Some rain started falling. We aren’t sure if you’ve had the experience of identifying rain that seems to be more wet than normal. But if you have, then you’ll know the feeling. Ben remarked to Erin: ‘this rain is quite wet isn’t it?’
Shortly after, the storm hit. The danube began to resemble the north sea more than a european river. White water frothed across the bay and the sky became very dark, as the windspeed picked up to the point that it blew over Erin’s fully loaded 25kg bike. We took shelter in a little cubby hole, expecting it to be a passing squall. Instead, the force of the storm intensified.

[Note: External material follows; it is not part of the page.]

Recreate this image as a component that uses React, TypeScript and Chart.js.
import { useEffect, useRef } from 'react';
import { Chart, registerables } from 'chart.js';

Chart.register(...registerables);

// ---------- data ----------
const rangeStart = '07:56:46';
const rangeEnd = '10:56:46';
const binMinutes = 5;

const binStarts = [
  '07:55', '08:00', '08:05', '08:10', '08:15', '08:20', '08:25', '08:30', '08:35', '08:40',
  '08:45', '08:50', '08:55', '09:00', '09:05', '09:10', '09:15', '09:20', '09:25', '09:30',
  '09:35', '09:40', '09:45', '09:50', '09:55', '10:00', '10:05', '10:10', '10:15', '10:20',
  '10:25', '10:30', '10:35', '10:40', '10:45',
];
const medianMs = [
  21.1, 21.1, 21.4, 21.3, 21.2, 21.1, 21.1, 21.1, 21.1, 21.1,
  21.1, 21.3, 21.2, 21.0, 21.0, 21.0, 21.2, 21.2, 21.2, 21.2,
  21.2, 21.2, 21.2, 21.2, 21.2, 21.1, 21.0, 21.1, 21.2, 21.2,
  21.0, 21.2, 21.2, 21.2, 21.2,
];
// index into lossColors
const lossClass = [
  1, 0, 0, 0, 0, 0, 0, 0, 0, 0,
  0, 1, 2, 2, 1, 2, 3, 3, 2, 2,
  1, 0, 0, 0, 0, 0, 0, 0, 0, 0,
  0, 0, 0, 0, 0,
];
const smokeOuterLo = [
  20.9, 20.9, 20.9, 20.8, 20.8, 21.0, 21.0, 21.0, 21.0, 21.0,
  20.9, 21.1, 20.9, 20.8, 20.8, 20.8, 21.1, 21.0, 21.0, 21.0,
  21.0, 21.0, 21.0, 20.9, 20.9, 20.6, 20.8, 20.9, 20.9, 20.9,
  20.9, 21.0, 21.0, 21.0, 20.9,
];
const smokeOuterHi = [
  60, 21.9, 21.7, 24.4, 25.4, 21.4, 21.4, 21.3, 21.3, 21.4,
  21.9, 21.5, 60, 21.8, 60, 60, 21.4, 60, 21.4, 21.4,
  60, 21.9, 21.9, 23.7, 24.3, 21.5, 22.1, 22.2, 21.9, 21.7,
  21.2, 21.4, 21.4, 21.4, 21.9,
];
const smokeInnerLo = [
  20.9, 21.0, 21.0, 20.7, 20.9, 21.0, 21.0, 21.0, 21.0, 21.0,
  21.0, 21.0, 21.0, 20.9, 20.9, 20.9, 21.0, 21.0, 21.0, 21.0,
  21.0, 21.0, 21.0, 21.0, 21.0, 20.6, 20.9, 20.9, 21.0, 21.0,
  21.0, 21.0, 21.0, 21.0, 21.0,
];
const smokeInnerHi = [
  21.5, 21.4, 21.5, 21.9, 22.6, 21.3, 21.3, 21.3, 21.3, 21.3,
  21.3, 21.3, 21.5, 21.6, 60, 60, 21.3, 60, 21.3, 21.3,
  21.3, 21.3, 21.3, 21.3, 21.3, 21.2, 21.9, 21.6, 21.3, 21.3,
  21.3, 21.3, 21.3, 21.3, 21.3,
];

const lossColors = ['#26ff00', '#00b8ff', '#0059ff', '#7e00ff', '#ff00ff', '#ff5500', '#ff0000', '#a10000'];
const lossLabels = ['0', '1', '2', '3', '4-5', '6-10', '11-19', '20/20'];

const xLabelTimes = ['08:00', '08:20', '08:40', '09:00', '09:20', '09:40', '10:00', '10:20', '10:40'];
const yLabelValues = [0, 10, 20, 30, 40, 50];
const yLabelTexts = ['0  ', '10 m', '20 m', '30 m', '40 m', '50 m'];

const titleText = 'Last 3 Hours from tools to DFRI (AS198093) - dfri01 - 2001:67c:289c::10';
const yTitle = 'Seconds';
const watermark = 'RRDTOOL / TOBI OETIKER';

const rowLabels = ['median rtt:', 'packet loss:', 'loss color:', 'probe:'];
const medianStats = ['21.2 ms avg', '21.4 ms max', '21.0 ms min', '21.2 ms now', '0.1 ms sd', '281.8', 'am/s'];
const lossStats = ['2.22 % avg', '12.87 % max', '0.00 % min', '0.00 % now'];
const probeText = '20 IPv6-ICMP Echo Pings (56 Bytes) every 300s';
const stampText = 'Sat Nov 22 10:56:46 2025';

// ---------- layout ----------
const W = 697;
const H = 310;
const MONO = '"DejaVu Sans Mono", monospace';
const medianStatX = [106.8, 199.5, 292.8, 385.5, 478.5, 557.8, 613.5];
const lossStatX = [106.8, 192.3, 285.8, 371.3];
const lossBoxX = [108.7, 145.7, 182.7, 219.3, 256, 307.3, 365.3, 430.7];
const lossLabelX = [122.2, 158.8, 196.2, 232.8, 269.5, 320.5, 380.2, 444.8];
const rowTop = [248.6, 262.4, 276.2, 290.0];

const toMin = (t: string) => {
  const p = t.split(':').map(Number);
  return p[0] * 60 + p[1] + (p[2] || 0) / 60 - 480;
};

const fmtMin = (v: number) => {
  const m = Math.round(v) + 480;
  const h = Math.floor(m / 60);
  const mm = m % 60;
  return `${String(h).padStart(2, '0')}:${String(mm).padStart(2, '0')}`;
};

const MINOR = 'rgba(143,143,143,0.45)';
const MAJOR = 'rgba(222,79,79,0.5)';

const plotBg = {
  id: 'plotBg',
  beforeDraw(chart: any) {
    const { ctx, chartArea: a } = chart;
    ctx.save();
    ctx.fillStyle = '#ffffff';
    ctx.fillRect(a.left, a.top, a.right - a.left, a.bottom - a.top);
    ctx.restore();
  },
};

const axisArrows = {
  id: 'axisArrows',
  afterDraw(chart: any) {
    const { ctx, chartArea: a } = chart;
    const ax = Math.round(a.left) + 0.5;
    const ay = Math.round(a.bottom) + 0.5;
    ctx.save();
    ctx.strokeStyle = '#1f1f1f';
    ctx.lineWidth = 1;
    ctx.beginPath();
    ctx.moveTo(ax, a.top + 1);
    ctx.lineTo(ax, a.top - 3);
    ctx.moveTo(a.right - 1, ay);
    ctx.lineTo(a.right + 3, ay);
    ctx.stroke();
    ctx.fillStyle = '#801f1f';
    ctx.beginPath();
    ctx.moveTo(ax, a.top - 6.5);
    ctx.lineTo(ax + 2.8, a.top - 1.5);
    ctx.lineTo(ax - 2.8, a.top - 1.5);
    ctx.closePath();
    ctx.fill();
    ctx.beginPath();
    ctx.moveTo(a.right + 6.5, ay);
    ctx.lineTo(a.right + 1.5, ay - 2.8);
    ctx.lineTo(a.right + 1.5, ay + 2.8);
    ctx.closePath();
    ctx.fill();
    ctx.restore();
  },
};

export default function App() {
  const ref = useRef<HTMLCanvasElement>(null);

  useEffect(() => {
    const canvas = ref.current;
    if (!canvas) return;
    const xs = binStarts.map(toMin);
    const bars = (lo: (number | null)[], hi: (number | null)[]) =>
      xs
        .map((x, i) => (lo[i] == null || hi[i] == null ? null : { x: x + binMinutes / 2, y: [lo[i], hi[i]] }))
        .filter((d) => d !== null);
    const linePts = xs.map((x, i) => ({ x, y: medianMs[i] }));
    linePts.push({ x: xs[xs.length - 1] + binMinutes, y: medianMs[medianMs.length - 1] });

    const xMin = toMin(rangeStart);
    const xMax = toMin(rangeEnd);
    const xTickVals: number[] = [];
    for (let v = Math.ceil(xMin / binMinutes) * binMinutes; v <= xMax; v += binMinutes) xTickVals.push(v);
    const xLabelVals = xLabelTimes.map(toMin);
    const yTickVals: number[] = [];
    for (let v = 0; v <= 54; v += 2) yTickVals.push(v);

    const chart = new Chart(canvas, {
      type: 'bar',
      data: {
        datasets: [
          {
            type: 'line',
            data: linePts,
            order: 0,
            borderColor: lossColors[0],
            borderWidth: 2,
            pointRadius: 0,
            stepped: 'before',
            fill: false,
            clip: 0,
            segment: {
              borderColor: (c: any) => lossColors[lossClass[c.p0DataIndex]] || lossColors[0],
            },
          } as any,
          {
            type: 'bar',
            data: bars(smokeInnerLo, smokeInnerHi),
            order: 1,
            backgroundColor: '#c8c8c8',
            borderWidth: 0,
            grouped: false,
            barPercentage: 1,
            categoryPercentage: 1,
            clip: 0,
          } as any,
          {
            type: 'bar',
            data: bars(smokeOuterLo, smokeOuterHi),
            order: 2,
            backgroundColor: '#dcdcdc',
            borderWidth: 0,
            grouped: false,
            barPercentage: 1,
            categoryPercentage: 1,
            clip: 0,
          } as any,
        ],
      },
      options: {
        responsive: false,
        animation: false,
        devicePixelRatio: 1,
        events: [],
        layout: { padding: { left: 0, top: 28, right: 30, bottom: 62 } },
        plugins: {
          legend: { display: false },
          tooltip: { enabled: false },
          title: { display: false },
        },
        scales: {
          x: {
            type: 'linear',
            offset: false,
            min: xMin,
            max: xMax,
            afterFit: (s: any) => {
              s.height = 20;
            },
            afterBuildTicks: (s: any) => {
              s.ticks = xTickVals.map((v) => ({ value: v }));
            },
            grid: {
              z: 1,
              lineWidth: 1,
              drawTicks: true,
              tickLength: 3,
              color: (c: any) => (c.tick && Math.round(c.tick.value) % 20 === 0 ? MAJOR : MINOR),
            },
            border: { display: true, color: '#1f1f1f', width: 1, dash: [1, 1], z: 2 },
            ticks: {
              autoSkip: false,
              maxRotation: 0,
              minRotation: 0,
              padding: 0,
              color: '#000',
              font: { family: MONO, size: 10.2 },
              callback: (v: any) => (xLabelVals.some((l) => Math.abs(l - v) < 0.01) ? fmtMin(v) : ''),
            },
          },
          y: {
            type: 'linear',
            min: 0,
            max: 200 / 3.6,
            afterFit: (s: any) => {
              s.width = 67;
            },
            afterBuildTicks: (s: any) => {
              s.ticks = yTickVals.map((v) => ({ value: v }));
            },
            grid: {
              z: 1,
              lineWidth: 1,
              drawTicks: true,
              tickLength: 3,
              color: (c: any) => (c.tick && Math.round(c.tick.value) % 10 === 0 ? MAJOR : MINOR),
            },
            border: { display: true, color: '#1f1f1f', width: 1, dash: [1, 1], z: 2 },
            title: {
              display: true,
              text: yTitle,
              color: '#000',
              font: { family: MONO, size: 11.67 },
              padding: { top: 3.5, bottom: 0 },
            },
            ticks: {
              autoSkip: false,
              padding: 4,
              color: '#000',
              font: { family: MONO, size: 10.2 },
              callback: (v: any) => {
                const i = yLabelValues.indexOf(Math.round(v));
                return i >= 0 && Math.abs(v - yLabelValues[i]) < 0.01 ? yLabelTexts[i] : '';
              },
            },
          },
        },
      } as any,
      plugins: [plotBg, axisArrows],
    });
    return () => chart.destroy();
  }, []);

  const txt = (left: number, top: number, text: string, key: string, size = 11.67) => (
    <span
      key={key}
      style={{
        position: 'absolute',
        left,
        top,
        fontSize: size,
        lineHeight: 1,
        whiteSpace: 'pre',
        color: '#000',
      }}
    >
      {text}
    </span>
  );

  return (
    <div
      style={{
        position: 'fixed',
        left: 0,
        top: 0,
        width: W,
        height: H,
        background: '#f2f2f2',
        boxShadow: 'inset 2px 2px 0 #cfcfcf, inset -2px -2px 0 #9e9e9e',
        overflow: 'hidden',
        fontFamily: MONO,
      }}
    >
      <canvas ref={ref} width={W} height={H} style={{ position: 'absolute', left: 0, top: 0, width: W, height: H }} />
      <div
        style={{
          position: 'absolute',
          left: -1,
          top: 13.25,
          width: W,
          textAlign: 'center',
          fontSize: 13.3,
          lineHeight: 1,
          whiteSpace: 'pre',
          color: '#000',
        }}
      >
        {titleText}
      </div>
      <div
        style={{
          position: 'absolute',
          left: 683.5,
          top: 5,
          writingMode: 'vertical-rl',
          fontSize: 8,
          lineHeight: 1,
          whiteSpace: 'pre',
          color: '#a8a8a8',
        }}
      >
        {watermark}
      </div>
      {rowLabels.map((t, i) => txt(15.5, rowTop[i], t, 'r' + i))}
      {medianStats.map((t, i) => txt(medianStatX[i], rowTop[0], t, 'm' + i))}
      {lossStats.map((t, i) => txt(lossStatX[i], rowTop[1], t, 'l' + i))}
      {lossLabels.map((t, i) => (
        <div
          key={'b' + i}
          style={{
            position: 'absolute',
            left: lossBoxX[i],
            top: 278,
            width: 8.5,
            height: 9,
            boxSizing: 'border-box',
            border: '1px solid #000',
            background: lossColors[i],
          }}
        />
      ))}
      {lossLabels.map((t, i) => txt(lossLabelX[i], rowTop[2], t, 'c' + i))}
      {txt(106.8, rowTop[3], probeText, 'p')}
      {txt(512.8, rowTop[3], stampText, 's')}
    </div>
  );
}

The rain was now coming horizontally and at quite a high speed. Lightening began to punctuate the darkening sky. Thunder quickly followed, telling us that we were close to the epicentre of the storm. Bizarrely, a slightly plump middle aged hungarian man had decided that the time was ripe to stand in his speedos out in the open ground eating a sandwich.
The ferry was moored on the opposite side of the river, unable to cross. We realised that cycling in such high wind speeds was not a great idea anyway, so we settled in to wait.
After about an hour it began to clear and the ferry returned. The Danube had returned to its normal sedate self, but as we disembarked on the opposite side of the bank there was quite a lot of devastation. The track was blocked by felled trees in numerous places, and we had to make a team effort of half dragging, half carrying the bikes to get them through. Progress was slow and we only covered one or two km in the next hour, although when we finally reached the edge of the debris we had a great sense of achievement.
Unfortunately the whole episode had set us back by about three hours, and our target of reaching budapest that night began to seem slightly unachievable.
The day of days continued when it became clear at about 9 pm that with 40 Km still to go, we weren’t going to reach Budapest. So we started considering other options.
After some discussion, we decided to try wild camping. And unfortunately, we did make a number of errors.
For your reading pleasure, we have put together our Elevation Challenge wild camping avoidance list:
Do not select a site well after dark.
Do not choose a site under ten metres from the path, in plane sight of the local late night wanders
Do not choose an area patrolled by wild dogs
Do not choose a site on a famers land, to avoid being asked to move at midnight by a large hungarian man
This was enough for us and we decided to cycle to the nearest hotel without further ado. Best 40 quid we ever spent.
We then covered the final 30 km into Budapest the next day.
The Adventure continues..next stop Belgrade!!